▸ EXERCISE REQUIREMENTS
Take the lines from the head of the listing through the one bearing "var serif = 'DejaVu Serif, serif';" and copy them exactly, leaving every picture out.

━━━━━━━━━━━━━━━━━━━━━━━━━━━━━━

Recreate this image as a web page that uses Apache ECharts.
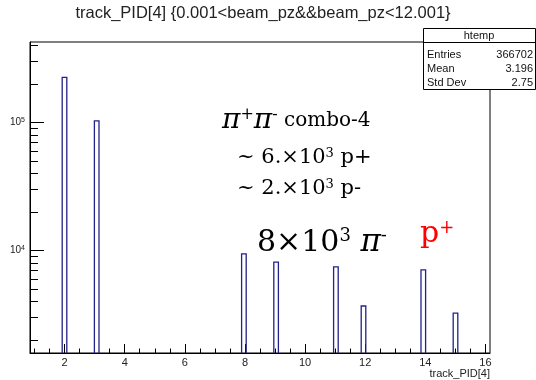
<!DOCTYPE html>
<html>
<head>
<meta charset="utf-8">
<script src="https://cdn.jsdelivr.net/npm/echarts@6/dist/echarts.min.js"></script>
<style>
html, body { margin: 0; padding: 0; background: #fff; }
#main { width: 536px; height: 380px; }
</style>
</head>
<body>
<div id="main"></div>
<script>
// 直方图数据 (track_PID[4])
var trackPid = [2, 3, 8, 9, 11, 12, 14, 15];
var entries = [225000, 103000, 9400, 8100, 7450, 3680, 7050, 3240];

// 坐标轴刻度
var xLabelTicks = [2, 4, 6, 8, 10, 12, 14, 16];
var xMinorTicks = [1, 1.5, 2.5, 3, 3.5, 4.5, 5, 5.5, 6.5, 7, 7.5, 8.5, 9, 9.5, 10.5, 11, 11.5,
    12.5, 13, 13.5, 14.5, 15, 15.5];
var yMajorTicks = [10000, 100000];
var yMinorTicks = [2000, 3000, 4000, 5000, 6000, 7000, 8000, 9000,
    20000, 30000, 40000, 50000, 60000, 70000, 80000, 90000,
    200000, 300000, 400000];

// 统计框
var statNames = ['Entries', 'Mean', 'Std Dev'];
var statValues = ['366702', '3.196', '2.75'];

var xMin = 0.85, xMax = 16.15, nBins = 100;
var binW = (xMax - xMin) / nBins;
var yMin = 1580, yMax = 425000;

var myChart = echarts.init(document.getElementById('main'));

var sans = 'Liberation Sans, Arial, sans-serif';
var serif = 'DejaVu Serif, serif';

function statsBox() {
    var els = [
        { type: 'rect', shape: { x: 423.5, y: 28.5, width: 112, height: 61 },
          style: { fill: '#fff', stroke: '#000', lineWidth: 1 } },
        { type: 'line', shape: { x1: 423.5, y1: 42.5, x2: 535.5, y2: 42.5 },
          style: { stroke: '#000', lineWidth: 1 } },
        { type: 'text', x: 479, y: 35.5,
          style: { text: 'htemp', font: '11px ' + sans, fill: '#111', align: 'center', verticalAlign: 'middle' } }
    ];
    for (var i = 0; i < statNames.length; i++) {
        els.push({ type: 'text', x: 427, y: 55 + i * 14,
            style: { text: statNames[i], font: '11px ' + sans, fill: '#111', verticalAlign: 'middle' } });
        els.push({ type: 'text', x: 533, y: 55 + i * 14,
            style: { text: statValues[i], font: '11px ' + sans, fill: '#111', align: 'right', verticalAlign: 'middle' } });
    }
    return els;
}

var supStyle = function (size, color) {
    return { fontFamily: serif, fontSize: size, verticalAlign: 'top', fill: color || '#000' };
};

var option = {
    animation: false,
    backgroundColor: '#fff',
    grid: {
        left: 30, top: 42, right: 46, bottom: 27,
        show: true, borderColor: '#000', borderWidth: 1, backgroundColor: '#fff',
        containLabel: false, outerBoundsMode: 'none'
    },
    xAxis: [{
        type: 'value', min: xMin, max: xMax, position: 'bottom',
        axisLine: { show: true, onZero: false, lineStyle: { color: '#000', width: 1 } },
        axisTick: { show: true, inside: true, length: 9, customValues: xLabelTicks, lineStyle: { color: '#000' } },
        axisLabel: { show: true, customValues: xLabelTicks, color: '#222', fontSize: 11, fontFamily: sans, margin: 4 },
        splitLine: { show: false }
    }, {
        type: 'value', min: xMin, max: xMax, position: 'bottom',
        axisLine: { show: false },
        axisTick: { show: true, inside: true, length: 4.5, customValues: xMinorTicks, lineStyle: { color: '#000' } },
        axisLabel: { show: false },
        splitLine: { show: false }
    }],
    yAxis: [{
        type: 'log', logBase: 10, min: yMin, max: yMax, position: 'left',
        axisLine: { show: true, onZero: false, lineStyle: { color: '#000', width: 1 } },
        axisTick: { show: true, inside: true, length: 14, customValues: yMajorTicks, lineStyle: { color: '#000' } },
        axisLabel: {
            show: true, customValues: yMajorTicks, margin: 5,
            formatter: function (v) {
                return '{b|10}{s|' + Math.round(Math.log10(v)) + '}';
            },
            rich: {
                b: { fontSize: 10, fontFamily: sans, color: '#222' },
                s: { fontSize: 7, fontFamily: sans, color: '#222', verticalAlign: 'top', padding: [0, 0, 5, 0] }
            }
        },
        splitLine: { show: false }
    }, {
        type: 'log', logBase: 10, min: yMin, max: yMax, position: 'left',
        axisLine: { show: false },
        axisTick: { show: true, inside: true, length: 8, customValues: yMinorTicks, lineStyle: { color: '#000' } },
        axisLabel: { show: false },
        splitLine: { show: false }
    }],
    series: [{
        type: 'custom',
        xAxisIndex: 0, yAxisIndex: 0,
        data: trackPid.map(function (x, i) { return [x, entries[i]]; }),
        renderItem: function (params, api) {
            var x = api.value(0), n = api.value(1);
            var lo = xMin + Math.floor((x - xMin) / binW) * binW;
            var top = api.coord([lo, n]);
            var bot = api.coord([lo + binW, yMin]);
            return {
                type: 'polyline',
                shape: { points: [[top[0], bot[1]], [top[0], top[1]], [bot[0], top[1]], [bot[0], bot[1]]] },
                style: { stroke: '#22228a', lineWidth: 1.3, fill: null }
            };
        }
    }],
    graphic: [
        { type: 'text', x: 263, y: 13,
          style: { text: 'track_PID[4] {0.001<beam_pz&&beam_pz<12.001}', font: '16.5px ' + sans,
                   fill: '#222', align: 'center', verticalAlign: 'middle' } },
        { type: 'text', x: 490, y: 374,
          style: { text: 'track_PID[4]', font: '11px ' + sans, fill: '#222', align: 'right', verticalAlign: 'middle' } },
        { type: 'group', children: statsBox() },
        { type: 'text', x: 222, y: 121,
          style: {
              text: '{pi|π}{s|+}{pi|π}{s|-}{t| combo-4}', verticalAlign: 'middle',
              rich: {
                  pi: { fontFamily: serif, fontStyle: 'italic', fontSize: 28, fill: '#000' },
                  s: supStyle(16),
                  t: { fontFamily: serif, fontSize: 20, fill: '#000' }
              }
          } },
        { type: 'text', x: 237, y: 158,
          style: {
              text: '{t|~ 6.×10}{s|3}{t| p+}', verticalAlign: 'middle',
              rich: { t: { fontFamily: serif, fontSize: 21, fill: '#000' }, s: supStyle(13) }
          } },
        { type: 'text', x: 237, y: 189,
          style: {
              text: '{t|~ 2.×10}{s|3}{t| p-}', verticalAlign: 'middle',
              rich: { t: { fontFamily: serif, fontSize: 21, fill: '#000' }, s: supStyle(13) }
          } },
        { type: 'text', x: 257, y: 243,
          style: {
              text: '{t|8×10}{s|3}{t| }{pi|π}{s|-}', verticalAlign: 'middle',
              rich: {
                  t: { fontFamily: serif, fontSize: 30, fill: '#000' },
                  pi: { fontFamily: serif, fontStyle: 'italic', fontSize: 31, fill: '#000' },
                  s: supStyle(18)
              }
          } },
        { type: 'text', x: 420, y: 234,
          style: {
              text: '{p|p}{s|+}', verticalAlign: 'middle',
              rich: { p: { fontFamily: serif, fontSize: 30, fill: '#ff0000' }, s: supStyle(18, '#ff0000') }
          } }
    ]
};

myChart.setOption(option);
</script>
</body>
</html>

━━━━━━━━━━━━━━━━━━━━━━━━━━━━━━

▸ CORRECT RESULT
Recreate this image as a web page that uses Apache ECharts.
<!DOCTYPE html>
<html>
<head>
<meta charset="utf-8">
<script src="https://cdn.jsdelivr.net/npm/echarts@6/dist/echarts.min.js"></script>
<style>
html, body { margin: 0; padding: 0; background: #fff; }
#main { width: 536px; height: 380px; }
</style>
</head>
<body>
<div id="main"></div>
<script>
// 直方图数据 (track_PID[4])
var trackPid = [2, 3, 8, 9, 11, 12, 14, 15];
var entries = [225000, 103000, 9400, 8100, 7450, 3680, 7050, 3240];

// 坐标轴刻度
var xLabelTicks = [2, 4, 6, 8, 10, 12, 14, 16];
var xMinorTicks = [1, 1.5, 2.5, 3, 3.5, 4.5, 5, 5.5, 6.5, 7, 7.5, 8.5, 9, 9.5, 10.5, 11, 11.5,
    12.5, 13, 13.5, 14.5, 15, 15.5];
var yMajorTicks = [10000, 100000];
var yMinorTicks = [2000, 3000, 4000, 5000, 6000, 7000, 8000, 9000,
    20000, 30000, 40000, 50000, 60000, 70000, 80000, 90000,
    200000, 300000, 400000];

// 统计框
var statNames = ['Entries', 'Mean', 'Std Dev'];
var statValues = ['366702', '3.196', '2.75'];

var xMin = 0.85, xMax = 16.15, nBins = 100;
var binW = (xMax - xMin) / nBins;
var yMin = 1580, yMax = 425000;

var myChart = echarts.init(document.getElementById('main'));

var sans = 'Liberation Sans, Arial, sans-serif';
var serif = 'DejaVu Serif, serif';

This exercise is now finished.